§ Goal of the exercise:
Reproduce the listing below without any change.

§ Data extract:
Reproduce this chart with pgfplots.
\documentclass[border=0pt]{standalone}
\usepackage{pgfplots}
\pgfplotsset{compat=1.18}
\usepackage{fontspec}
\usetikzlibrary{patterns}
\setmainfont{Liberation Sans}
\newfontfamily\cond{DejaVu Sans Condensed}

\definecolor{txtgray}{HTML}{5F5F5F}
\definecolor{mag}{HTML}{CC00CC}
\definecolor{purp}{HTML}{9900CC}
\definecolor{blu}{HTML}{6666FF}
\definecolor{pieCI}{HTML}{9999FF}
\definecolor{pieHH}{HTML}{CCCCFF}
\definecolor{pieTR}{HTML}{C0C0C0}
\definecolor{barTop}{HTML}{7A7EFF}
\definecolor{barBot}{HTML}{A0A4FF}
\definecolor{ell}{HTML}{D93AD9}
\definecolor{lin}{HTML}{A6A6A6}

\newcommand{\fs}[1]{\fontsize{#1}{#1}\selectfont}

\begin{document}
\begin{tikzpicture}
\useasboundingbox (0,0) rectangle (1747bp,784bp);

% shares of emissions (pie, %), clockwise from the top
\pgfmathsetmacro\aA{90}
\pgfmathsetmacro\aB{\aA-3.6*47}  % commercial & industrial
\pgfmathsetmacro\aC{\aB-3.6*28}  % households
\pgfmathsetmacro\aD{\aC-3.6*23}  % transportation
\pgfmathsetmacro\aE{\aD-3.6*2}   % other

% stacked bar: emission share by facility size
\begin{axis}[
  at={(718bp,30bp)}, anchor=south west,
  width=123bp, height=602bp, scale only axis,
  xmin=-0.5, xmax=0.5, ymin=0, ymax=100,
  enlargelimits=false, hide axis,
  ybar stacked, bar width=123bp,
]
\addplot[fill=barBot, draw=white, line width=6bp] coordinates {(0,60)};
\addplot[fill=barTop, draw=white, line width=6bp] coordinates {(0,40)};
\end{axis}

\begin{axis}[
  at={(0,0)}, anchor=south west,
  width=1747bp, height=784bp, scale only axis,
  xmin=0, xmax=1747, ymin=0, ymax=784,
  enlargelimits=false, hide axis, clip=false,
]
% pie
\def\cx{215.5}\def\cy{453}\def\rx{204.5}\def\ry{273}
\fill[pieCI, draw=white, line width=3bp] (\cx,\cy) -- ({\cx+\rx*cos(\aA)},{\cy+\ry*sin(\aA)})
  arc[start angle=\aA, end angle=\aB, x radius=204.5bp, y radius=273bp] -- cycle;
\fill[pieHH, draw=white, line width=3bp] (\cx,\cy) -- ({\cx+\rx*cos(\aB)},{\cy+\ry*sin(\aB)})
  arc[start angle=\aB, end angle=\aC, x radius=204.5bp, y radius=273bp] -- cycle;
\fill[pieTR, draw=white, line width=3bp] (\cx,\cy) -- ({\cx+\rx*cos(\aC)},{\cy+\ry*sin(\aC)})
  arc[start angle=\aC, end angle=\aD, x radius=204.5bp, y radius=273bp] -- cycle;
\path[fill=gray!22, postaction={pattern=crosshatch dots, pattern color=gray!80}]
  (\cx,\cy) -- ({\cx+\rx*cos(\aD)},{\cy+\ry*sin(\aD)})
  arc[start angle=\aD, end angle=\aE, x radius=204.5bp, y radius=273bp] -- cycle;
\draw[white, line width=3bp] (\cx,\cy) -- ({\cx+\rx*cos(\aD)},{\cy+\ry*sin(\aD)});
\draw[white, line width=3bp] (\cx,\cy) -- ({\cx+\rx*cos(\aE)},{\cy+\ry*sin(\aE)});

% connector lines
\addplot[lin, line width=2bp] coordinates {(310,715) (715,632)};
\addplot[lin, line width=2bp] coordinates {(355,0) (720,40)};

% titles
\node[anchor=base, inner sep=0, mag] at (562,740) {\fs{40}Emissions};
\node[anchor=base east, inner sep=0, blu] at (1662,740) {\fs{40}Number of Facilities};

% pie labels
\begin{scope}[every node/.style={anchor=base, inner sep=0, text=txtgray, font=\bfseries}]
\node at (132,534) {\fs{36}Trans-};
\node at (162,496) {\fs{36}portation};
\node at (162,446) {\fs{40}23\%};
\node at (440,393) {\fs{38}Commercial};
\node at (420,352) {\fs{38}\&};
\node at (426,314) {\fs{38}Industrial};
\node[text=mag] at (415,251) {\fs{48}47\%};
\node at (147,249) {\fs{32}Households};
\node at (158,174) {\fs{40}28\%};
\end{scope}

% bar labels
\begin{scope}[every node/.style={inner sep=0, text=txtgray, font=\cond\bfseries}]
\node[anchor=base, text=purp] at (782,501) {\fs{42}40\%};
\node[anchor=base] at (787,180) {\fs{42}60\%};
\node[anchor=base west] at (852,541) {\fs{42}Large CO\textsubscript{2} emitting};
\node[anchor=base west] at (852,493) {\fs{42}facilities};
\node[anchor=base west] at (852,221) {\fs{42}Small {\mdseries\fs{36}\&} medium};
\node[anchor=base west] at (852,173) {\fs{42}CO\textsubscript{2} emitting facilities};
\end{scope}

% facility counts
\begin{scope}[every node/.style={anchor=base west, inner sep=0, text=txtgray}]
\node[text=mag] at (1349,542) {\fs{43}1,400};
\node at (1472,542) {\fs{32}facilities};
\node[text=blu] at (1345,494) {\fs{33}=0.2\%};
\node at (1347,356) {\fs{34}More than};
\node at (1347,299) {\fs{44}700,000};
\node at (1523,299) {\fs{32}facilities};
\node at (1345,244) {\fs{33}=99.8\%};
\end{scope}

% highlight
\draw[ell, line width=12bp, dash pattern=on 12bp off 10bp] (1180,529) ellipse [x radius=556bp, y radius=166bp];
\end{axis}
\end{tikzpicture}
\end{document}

§ Expected output:
Reproduce this chart with pgfplots.
\documentclass[border=0pt]{standalone}
\usepackage{pgfplots}
\pgfplotsset{compat=1.18}
\usepackage{fontspec}
\usetikzlibrary{patterns}
\setmainfont{Liberation Sans}
\newfontfamily\cond{DejaVu Sans Condensed}

\definecolor{txtgray}{HTML}{5F5F5F}
\definecolor{mag}{HTML}{CC00CC}
\definecolor{purp}{HTML}{9900CC}
\definecolor{blu}{HTML}{6666FF}
\definecolor{pieCI}{HTML}{9999FF}
\definecolor{pieHH}{HTML}{CCCCFF}
\definecolor{pieTR}{HTML}{C0C0C0}
\definecolor{barTop}{HTML}{7A7EFF}
\definecolor{barBot}{HTML}{A0A4FF}
\definecolor{ell}{HTML}{D93AD9}
\definecolor{lin}{HTML}{A6A6A6}

\newcommand{\fs}[1]{\fontsize{#1}{#1}\selectfont}

\begin{document}
\begin{tikzpicture}
\useasboundingbox (0,0) rectangle (1747bp,784bp);

% shares of emissions (pie, %), clockwise from the top
\pgfmathsetmacro\aA{90}
\pgfmathsetmacro\aB{\aA-3.6*47}  % commercial & industrial
\pgfmathsetmacro\aC{\aB-3.6*28}  % households
\pgfmathsetmacro\aD{\aC-3.6*23}  % transportation
\pgfmathsetmacro\aE{\aD-3.6*2}   % other

% stacked bar: emission share by facility size
\begin{axis}[
  at={(718bp,30bp)}, anchor=south west,
  width=123bp, height=602bp, scale only axis,
  xmin=-0.5, xmax=0.5, ymin=0, ymax=100,
  enlargelimits=false, hide axis,
  ybar stacked, bar width=123bp,
]
\addplot[fill=barBot, draw=white, line width=6bp] coordinates {(0,60)};
\addplot[fill=barTop, draw=white, line width=6bp] coordinates {(0,40)};
\end{axis}

\begin{axis}[
  at={(0,0)}, anchor=south west,
  width=1747bp, height=784bp, scale only axis,
  xmin=0, xmax=1747, ymin=0, ymax=784,
  enlargelimits=false, hide axis, clip=false,
]
% pie
\def\cx{215.5}\def\cy{453}\def\rx{204.5}\def\ry{273}
\fill[pieCI, draw=white, line width=3bp] (\cx,\cy) -- ({\cx+\rx*cos(\aA)},{\cy+\ry*sin(\aA)})
  arc[start angle=\aA, end angle=\aB, x radius=204.5bp, y radius=273bp] -- cycle;
\fill[pieHH, draw=white, line width=3bp] (\cx,\cy) -- ({\cx+\rx*cos(\aB)},{\cy+\ry*sin(\aB)})
  arc[start angle=\aB, end angle=\aC, x radius=204.5bp, y radius=273bp] -- cycle;
\fill[pieTR, draw=white, line width=3bp] (\cx,\cy) -- ({\cx+\rx*cos(\aC)},{\cy+\ry*sin(\aC)})
  arc[start angle=\aC, end angle=\aD, x radius=204.5bp, y radius=273bp] -- cycle;
\path[fill=gray!22, postaction={pattern=crosshatch dots, pattern color=gray!80}]
  (\cx,\cy) -- ({\cx+\rx*cos(\aD)},{\cy+\ry*sin(\aD)})
  arc[start angle=\aD, end angle=\aE, x radius=204.5bp, y radius=273bp] -- cycle;
\draw[white, line width=3bp] (\cx,\cy) -- ({\cx+\rx*cos(\aD)},{\cy+\ry*sin(\aD)});
\draw[white, line width=3bp] (\cx,\cy) -- ({\cx+\rx*cos(\aE)},{\cy+\ry*sin(\aE)});

% connector lines
\addplot[lin, line width=2bp] coordinates {(310,715) (715,632)};
\addplot[lin, line width=2bp] coordinates {(355,0) (720,40)};

% titles
\node[anchor=base, inner sep=0, mag] at (562,740) {\fs{40}Emissions};
\node[anchor=base east, inner sep=0, blu] at (1662,740) {\fs{40}Number of Facilities};

% pie labels
\begin{scope}[every node/.style={anchor=base, inner sep=0, text=txtgray, font=\bfseries}]
\node at (132,534) {\fs{36}Trans-};
\node at (162,496) {\fs{36}portation};
\node at (162,446) {\fs{40}23\%};
\node at (440,393) {\fs{38}Commercial};
\node at (420,352) {\fs{38}\&};
\node at (426,314) {\fs{38}Industrial};
\node[text=mag] at (415,251) {\fs{48}47\%};
\node at (147,249) {\fs{32}Households};
\node at (158,174) {\fs{40}28\%};
\end{scope}

% bar labels
\begin{scope}[every node/.style={inner sep=0, text=txtgray, font=\cond\bfseries}]
\node[anchor=base, text=purp] at (782,501) {\fs{42}40\%};
\node[anchor=base] at (787,180) {\fs{42}60\%};
\node[anchor=base west] at (852,541) {\fs{42}Large CO\textsubscript{2} emitting};
\node[anchor=base west] at (852,493) {\fs{42}facilities};
\node[anchor=base west] at (852,221) {\fs{42}Small {\mdseries\fs{36}\&} medium};
\node[anchor=base west] at (852,173) {\fs{42}CO\textsubscript{2} emitting facilities};
\end{scope}

% facility counts
\begin{scope}[every node/.style={anchor=base west, inner sep=0, text=txtgray}]
\node[text=mag] at (1349,542) {\fs{43}1,400};
\node at (1472,542) {\fs{32}facilities};
\node[text=blu] at (1345,494) {\fs{33}=0.2\%};
\node at (1347,356) {\fs{34}More than};
\node at (1347,299) {\fs{44}700,000};
\node at (1523,299) {\fs{32}facilities};
\node at (1345,244) {\fs{33}=99.8\%};
\end{scope}

% highlight
\draw[ell, line width=12bp, dash pattern=on 12bp off 10bp] (1180,529) ellipse [x radius=556bp, y radius=166bp];
\end{axis}
\end{tikzpicture}
\end{document}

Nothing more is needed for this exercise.